• What you should do: Would you copy out the whole listing exactly as given?
-- Data section start --
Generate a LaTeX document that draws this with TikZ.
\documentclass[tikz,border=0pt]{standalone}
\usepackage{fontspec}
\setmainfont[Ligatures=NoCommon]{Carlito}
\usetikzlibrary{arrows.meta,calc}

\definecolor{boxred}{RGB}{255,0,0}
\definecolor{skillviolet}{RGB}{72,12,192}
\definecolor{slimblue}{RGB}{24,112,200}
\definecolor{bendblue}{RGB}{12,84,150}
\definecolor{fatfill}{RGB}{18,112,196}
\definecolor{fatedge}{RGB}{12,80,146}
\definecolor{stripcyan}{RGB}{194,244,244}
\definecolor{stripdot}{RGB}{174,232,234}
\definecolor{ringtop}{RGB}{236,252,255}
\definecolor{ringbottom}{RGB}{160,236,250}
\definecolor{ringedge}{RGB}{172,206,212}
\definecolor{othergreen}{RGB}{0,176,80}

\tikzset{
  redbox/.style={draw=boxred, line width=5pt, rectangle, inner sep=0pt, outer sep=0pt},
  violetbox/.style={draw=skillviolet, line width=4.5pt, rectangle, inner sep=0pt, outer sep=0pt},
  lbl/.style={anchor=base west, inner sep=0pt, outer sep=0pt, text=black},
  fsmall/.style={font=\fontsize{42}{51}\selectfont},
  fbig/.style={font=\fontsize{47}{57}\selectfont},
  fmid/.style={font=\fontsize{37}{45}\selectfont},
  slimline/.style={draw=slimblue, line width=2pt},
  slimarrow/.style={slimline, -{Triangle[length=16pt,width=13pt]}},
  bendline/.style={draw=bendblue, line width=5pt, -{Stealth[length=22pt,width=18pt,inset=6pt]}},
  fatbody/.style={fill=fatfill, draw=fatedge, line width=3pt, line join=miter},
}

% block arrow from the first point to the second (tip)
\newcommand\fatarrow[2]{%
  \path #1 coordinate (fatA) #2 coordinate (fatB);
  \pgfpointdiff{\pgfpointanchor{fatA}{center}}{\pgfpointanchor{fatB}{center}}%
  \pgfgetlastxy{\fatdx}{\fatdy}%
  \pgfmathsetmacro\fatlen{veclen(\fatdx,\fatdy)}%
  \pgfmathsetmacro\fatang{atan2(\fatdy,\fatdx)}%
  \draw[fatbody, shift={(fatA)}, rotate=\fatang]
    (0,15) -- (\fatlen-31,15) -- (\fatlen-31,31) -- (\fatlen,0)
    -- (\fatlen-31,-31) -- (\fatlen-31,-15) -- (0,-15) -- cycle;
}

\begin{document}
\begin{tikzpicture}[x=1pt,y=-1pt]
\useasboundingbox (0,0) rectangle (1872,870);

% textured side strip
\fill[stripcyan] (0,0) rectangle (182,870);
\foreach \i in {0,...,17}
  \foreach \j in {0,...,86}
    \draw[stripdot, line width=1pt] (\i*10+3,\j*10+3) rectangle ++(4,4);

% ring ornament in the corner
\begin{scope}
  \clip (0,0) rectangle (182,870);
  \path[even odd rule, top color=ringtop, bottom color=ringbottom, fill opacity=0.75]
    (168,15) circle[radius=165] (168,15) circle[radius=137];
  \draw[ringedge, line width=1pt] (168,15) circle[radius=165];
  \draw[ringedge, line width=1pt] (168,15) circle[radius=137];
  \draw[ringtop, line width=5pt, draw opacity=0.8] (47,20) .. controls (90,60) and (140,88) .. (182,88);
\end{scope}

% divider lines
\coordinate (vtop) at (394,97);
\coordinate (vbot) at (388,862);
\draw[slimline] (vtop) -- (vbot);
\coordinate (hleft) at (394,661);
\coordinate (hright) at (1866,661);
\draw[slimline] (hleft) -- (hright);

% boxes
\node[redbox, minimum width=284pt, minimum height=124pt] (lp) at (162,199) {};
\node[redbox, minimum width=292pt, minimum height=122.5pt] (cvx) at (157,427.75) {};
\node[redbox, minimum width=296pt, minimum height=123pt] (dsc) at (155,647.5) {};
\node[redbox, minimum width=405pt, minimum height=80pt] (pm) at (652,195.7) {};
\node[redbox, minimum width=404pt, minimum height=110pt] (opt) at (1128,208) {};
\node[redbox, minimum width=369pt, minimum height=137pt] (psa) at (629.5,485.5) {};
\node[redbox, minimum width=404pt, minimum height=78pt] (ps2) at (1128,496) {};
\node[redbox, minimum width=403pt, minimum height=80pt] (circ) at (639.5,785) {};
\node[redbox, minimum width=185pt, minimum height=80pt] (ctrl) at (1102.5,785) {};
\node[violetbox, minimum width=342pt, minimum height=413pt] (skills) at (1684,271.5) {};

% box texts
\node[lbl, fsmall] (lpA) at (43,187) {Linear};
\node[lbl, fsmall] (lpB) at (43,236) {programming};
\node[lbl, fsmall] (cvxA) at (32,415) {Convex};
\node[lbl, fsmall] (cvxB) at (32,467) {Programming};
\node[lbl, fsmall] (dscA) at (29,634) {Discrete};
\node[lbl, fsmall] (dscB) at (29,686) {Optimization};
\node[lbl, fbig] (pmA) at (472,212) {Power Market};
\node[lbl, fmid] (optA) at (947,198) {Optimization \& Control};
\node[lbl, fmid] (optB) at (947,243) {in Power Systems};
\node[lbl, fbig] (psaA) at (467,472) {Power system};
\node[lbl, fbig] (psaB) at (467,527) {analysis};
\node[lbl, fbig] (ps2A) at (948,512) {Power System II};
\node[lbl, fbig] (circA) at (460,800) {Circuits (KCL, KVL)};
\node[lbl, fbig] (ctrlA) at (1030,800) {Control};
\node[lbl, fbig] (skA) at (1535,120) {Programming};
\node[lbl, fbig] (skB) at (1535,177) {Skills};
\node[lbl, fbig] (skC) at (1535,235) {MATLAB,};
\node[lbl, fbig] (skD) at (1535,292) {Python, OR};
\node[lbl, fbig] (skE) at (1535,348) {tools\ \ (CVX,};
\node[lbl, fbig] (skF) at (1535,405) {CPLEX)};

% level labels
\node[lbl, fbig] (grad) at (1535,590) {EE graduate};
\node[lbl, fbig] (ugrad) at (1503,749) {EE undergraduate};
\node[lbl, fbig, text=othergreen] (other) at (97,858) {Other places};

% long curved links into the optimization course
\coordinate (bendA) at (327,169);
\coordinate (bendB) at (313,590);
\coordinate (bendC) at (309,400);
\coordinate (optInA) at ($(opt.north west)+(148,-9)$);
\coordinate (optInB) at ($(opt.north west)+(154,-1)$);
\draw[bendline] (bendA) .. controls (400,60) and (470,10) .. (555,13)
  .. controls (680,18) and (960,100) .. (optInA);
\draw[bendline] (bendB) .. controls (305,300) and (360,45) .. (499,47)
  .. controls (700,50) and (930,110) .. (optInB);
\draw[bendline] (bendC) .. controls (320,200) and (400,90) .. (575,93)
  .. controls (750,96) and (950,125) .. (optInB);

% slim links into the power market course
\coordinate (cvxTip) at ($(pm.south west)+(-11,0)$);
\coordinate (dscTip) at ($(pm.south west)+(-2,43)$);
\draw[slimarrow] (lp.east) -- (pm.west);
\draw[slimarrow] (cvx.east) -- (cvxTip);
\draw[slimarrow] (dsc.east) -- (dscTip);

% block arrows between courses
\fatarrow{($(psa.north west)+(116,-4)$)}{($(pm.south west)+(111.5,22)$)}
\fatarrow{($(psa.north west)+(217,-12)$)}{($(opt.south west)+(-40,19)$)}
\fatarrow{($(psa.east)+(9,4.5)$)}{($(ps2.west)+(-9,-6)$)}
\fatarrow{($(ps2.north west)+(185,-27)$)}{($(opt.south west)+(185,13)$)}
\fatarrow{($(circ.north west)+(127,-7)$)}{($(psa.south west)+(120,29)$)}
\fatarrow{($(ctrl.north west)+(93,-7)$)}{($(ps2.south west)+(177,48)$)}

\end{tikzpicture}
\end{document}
-- Data section end --
• Task solution:
Generate a LaTeX document that draws this with TikZ.
\documentclass[tikz,border=0pt]{standalone}
\usepackage{fontspec}
\setmainfont[Ligatures=NoCommon]{Carlito}
\usetikzlibrary{arrows.meta,calc}

\definecolor{boxred}{RGB}{255,0,0}
\definecolor{skillviolet}{RGB}{72,12,192}
\definecolor{slimblue}{RGB}{24,112,200}
\definecolor{bendblue}{RGB}{12,84,150}
\definecolor{fatfill}{RGB}{18,112,196}
\definecolor{fatedge}{RGB}{12,80,146}
\definecolor{stripcyan}{RGB}{194,244,244}
\definecolor{stripdot}{RGB}{174,232,234}
\definecolor{ringtop}{RGB}{236,252,255}
\definecolor{ringbottom}{RGB}{160,236,250}
\definecolor{ringedge}{RGB}{172,206,212}
\definecolor{othergreen}{RGB}{0,176,80}

\tikzset{
  redbox/.style={draw=boxred, line width=5pt, rectangle, inner sep=0pt, outer sep=0pt},
  violetbox/.style={draw=skillviolet, line width=4.5pt, rectangle, inner sep=0pt, outer sep=0pt},
  lbl/.style={anchor=base west, inner sep=0pt, outer sep=0pt, text=black},
  fsmall/.style={font=\fontsize{42}{51}\selectfont},
  fbig/.style={font=\fontsize{47}{57}\selectfont},
  fmid/.style={font=\fontsize{37}{45}\selectfont},
  slimline/.style={draw=slimblue, line width=2pt},
  slimarrow/.style={slimline, -{Triangle[length=16pt,width=13pt]}},
  bendline/.style={draw=bendblue, line width=5pt, -{Stealth[length=22pt,width=18pt,inset=6pt]}},
  fatbody/.style={fill=fatfill, draw=fatedge, line width=3pt, line join=miter},
}

% block arrow from the first point to the second (tip)
\newcommand\fatarrow[2]{%
  \path #1 coordinate (fatA) #2 coordinate (fatB);
  \pgfpointdiff{\pgfpointanchor{fatA}{center}}{\pgfpointanchor{fatB}{center}}%
  \pgfgetlastxy{\fatdx}{\fatdy}%
  \pgfmathsetmacro\fatlen{veclen(\fatdx,\fatdy)}%
  \pgfmathsetmacro\fatang{atan2(\fatdy,\fatdx)}%
  \draw[fatbody, shift={(fatA)}, rotate=\fatang]
    (0,15) -- (\fatlen-31,15) -- (\fatlen-31,31) -- (\fatlen,0)
    -- (\fatlen-31,-31) -- (\fatlen-31,-15) -- (0,-15) -- cycle;
}

\begin{document}
\begin{tikzpicture}[x=1pt,y=-1pt]
\useasboundingbox (0,0) rectangle (1872,870);

% textured side strip
\fill[stripcyan] (0,0) rectangle (182,870);
\foreach \i in {0,...,17}
  \foreach \j in {0,...,86}
    \draw[stripdot, line width=1pt] (\i*10+3,\j*10+3) rectangle ++(4,4);

% ring ornament in the corner
\begin{scope}
  \clip (0,0) rectangle (182,870);
  \path[even odd rule, top color=ringtop, bottom color=ringbottom, fill opacity=0.75]
    (168,15) circle[radius=165] (168,15) circle[radius=137];
  \draw[ringedge, line width=1pt] (168,15) circle[radius=165];
  \draw[ringedge, line width=1pt] (168,15) circle[radius=137];
  \draw[ringtop, line width=5pt, draw opacity=0.8] (47,20) .. controls (90,60) and (140,88) .. (182,88);
\end{scope}

% divider lines
\coordinate (vtop) at (394,97);
\coordinate (vbot) at (388,862);
\draw[slimline] (vtop) -- (vbot);
\coordinate (hleft) at (394,661);
\coordinate (hright) at (1866,661);
\draw[slimline] (hleft) -- (hright);

% boxes
\node[redbox, minimum width=284pt, minimum height=124pt] (lp) at (162,199) {};
\node[redbox, minimum width=292pt, minimum height=122.5pt] (cvx) at (157,427.75) {};
\node[redbox, minimum width=296pt, minimum height=123pt] (dsc) at (155,647.5) {};
\node[redbox, minimum width=405pt, minimum height=80pt] (pm) at (652,195.7) {};
\node[redbox, minimum width=404pt, minimum height=110pt] (opt) at (1128,208) {};
\node[redbox, minimum width=369pt, minimum height=137pt] (psa) at (629.5,485.5) {};
\node[redbox, minimum width=404pt, minimum height=78pt] (ps2) at (1128,496) {};
\node[redbox, minimum width=403pt, minimum height=80pt] (circ) at (639.5,785) {};
\node[redbox, minimum width=185pt, minimum height=80pt] (ctrl) at (1102.5,785) {};
\node[violetbox, minimum width=342pt, minimum height=413pt] (skills) at (1684,271.5) {};

% box texts
\node[lbl, fsmall] (lpA) at (43,187) {Linear};
\node[lbl, fsmall] (lpB) at (43,236) {programming};
\node[lbl, fsmall] (cvxA) at (32,415) {Convex};
\node[lbl, fsmall] (cvxB) at (32,467) {Programming};
\node[lbl, fsmall] (dscA) at (29,634) {Discrete};
\node[lbl, fsmall] (dscB) at (29,686) {Optimization};
\node[lbl, fbig] (pmA) at (472,212) {Power Market};
\node[lbl, fmid] (optA) at (947,198) {Optimization \& Control};
\node[lbl, fmid] (optB) at (947,243) {in Power Systems};
\node[lbl, fbig] (psaA) at (467,472) {Power system};
\node[lbl, fbig] (psaB) at (467,527) {analysis};
\node[lbl, fbig] (ps2A) at (948,512) {Power System II};
\node[lbl, fbig] (circA) at (460,800) {Circuits (KCL, KVL)};
\node[lbl, fbig] (ctrlA) at (1030,800) {Control};
\node[lbl, fbig] (skA) at (1535,120) {Programming};
\node[lbl, fbig] (skB) at (1535,177) {Skills};
\node[lbl, fbig] (skC) at (1535,235) {MATLAB,};
\node[lbl, fbig] (skD) at (1535,292) {Python, OR};
\node[lbl, fbig] (skE) at (1535,348) {tools\ \ (CVX,};
\node[lbl, fbig] (skF) at (1535,405) {CPLEX)};

% level labels
\node[lbl, fbig] (grad) at (1535,590) {EE graduate};
\node[lbl, fbig] (ugrad) at (1503,749) {EE undergraduate};
\node[lbl, fbig, text=othergreen] (other) at (97,858) {Other places};

% long curved links into the optimization course
\coordinate (bendA) at (327,169);
\coordinate (bendB) at (313,590);
\coordinate (bendC) at (309,400);
\coordinate (optInA) at ($(opt.north west)+(148,-9)$);
\coordinate (optInB) at ($(opt.north west)+(154,-1)$);
\draw[bendline] (bendA) .. controls (400,60) and (470,10) .. (555,13)
  .. controls (680,18) and (960,100) .. (optInA);
\draw[bendline] (bendB) .. controls (305,300) and (360,45) .. (499,47)
  .. controls (700,50) and (930,110) .. (optInB);
\draw[bendline] (bendC) .. controls (320,200) and (400,90) .. (575,93)
  .. controls (750,96) and (950,125) .. (optInB);

% slim links into the power market course
\coordinate (cvxTip) at ($(pm.south west)+(-11,0)$);
\coordinate (dscTip) at ($(pm.south west)+(-2,43)$);
\draw[slimarrow] (lp.east) -- (pm.west);
\draw[slimarrow] (cvx.east) -- (cvxTip);
\draw[slimarrow] (dsc.east) -- (dscTip);

% block arrows between courses
\fatarrow{($(psa.north west)+(116,-4)$)}{($(pm.south west)+(111.5,22)$)}
\fatarrow{($(psa.north west)+(217,-12)$)}{($(opt.south west)+(-40,19)$)}
\fatarrow{($(psa.east)+(9,4.5)$)}{($(ps2.west)+(-9,-6)$)}
\fatarrow{($(ps2.north west)+(185,-27)$)}{($(opt.south west)+(185,13)$)}
\fatarrow{($(circ.north west)+(127,-7)$)}{($(psa.south west)+(120,29)$)}
\fatarrow{($(ctrl.north west)+(93,-7)$)}{($(ps2.south west)+(177,48)$)}

\end{tikzpicture}
\end{document}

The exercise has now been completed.